## What the task asks
Reproduce the material word for word; the images stay out.

[BEGIN]

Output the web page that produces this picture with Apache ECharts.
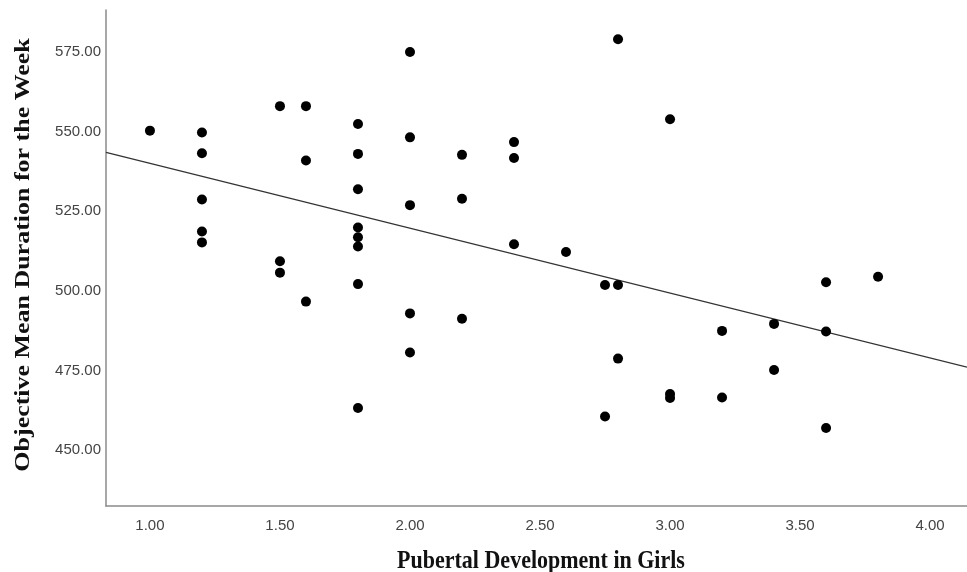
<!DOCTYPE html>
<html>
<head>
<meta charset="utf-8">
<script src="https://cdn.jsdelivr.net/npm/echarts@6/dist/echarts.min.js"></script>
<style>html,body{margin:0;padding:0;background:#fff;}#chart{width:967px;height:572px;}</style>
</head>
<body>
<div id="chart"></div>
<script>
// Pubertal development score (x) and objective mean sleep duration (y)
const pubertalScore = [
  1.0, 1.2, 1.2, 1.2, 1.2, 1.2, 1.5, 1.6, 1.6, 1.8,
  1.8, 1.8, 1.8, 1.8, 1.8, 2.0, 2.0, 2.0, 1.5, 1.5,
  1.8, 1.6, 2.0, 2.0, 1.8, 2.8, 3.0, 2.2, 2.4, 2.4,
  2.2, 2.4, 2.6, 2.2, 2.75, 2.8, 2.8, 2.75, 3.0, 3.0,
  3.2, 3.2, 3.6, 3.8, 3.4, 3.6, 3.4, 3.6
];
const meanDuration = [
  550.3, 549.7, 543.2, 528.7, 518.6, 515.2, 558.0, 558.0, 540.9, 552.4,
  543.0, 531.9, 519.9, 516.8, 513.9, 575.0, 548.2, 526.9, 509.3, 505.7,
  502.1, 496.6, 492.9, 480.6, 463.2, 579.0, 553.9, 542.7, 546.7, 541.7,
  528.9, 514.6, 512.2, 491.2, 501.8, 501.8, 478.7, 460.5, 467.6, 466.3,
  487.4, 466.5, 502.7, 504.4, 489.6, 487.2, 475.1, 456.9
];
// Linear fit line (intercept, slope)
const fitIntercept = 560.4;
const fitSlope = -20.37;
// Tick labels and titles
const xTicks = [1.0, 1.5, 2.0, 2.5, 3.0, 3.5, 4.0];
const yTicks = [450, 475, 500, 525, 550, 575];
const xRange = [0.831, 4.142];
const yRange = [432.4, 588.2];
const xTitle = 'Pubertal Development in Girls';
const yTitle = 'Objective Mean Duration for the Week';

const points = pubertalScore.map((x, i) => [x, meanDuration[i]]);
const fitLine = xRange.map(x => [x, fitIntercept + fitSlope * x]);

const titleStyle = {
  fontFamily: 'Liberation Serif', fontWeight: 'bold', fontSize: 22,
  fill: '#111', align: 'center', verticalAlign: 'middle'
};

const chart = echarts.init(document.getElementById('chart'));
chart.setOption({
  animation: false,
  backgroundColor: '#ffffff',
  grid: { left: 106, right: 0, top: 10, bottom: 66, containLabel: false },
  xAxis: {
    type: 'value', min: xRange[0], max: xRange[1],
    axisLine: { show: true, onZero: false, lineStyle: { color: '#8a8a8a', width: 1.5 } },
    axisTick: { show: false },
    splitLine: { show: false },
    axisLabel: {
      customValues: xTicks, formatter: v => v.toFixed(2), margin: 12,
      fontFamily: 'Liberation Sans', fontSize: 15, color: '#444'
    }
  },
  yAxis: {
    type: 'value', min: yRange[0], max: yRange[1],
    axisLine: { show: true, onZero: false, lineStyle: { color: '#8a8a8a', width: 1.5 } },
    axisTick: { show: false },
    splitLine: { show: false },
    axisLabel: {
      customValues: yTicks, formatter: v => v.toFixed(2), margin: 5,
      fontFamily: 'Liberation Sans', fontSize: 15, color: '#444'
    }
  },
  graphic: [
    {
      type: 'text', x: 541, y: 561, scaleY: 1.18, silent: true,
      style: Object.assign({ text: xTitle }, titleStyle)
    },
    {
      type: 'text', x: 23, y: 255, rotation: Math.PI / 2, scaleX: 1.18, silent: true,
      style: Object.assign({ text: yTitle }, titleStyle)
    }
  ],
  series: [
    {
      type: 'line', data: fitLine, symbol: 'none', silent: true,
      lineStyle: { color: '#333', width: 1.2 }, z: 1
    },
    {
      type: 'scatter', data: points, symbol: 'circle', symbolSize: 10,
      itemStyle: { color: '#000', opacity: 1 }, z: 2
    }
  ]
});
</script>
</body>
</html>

[END]

## Reply
Output the web page that produces this picture with Apache ECharts.
<!DOCTYPE html>
<html>
<head>
<meta charset="utf-8">
<script src="https://cdn.jsdelivr.net/npm/echarts@6/dist/echarts.min.js"></script>
<style>html,body{margin:0;padding:0;background:#fff;}#chart{width:967px;height:572px;}</style>
</head>
<body>
<div id="chart"></div>
<script>
// Pubertal development score (x) and objective mean sleep duration (y)
const pubertalScore = [
  1.0, 1.2, 1.2, 1.2, 1.2, 1.2, 1.5, 1.6, 1.6, 1.8,
  1.8, 1.8, 1.8, 1.8, 1.8, 2.0, 2.0, 2.0, 1.5, 1.5,
  1.8, 1.6, 2.0, 2.0, 1.8, 2.8, 3.0, 2.2, 2.4, 2.4,
  2.2, 2.4, 2.6, 2.2, 2.75, 2.8, 2.8, 2.75, 3.0, 3.0,
  3.2, 3.2, 3.6, 3.8, 3.4, 3.6, 3.4, 3.6
];
const meanDuration = [
  550.3, 549.7, 543.2, 528.7, 518.6, 515.2, 558.0, 558.0, 540.9, 552.4,
  543.0, 531.9, 519.9, 516.8, 513.9, 575.0, 548.2, 526.9, 509.3, 505.7,
  502.1, 496.6, 492.9, 480.6, 463.2, 579.0, 553.9, 542.7, 546.7, 541.7,
  528.9, 514.6, 512.2, 491.2, 501.8, 501.8, 478.7, 460.5, 467.6, 466.3,
  487.4, 466.5, 502.7, 504.4, 489.6, 487.2, 475.1, 456.9
];
// Linear fit line (intercept, slope)
const fitIntercept = 560.4;
const fitSlope = -20.37;
// Tick labels and titles
const xTicks = [1.0, 1.5, 2.0, 2.5, 3.0, 3.5, 4.0];
const yTicks = [450, 475, 500, 525, 550, 575];
const xRange = [0.831, 4.142];
const yRange = [432.4, 588.2];
const xTitle = 'Pubertal Development in Girls';
const yTitle = 'Objective Mean Duration for the Week';

const points = pubertalScore.map((x, i) => [x, meanDuration[i]]);
const fitLine = xRange.map(x => [x, fitIntercept + fitSlope * x]);

const titleStyle = {
  fontFamily: 'Liberation Serif', fontWeight: 'bold', fontSize: 22,
  fill: '#111', align: 'center', verticalAlign: 'middle'
};

const chart = echarts.init(document.getElementById('chart'));
chart.setOption({
  animation: false,
  backgroundColor: '#ffffff',
  grid: { left: 106, right: 0, top: 10, bottom: 66, containLabel: false },
  xAxis: {
    type: 'value', min: xRange[0], max: xRange[1],
    axisLine: { show: true, onZero: false, lineStyle: { color: '#8a8a8a', width: 1.5 } },
    axisTick: { show: false },
    splitLine: { show: false },
    axisLabel: {
      customValues: xTicks, formatter: v => v.toFixed(2), margin: 12,
      fontFamily: 'Liberation Sans', fontSize: 15, color: '#444'
    }
  },
  yAxis: {
    type: 'value', min: yRange[0], max: yRange[1],
    axisLine: { show: true, onZero: false, lineStyle: { color: '#8a8a8a', width: 1.5 } },
    axisTick: { show: false },
    splitLine: { show: false },
    axisLabel: {
      customValues: yTicks, formatter: v => v.toFixed(2), margin: 5,
      fontFamily: 'Liberation Sans', fontSize: 15, color: '#444'
    }
  },
  graphic: [
    {
      type: 'text', x: 541, y: 561, scaleY: 1.18, silent: true,
      style: Object.assign({ text: xTitle }, titleStyle)
    },
    {
      type: 'text', x: 23, y: 255, rotation: Math.PI / 2, scaleX: 1.18, silent: true,
      style: Object.assign({ text: yTitle }, titleStyle)
    }
  ],
  series: [
    {
      type: 'line', data: fitLine, symbol: 'none', silent: true,
      lineStyle: { color: '#333', width: 1.2 }, z: 1
    },
    {
      type: 'scatter', data: points, symbol: 'circle', symbolSize: 10,
      itemStyle: { color: '#000', opacity: 1 }, z: 2
    }
  ]
});
</script>
</body>
</html>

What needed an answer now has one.